Manifestation de soutien à une flottille tentant de briser le siège de Gaza, à Ajaccio, le 12 septembre 2025.
© Pascal POCHARD-CASABIANCA / AFP

Khaled Benboutrif témoigne depuis l’une des flottilles de la Global Sumud Flotilla, dont l’avancée peut être suivie en direct sur ce tracker. Pour le médecin français, qui s’était rendu à Gaza avec l’ONG Palmed, tenter de briser le blocus imposé par Israël pour apporter de l’aide humanitaire relève d’un «  devoir » alors que le génocide se poursuit.

Avez-vous été attaqués ou intimidés par la marine israélienne comme cela a été le cas pour d’autres flottilles la nuit dernière ?

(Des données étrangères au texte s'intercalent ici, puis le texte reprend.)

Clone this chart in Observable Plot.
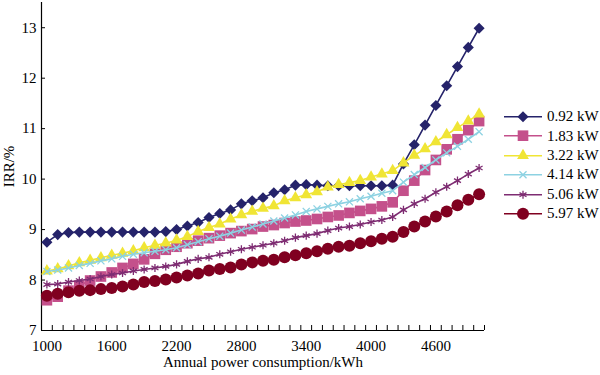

Khaled Benboutrif : Quand ils ont attaqué les autres bateaux de la Global Sumud Flotilla, l’avant dernière nuit, on était encore dans les eaux grecques, dans le sud-est de la Crête. Ils n’ont pas encore osé nous attaquer. Mais tout est possible avec l’État d’Israël. On est restés éveillés toute la nuit parce qu’on avait des nouvelles : les autres bateaux ont été attaqués par des bombes incendiaires, des bombes assourdissantes, des flashs de lumière. On arrive dans les eaux internationales ce jeudi 25 septembre. Si on navigue bien on est censés arriver dans trois ou quatre jours à Gaza, on espère que le vent sera favorable.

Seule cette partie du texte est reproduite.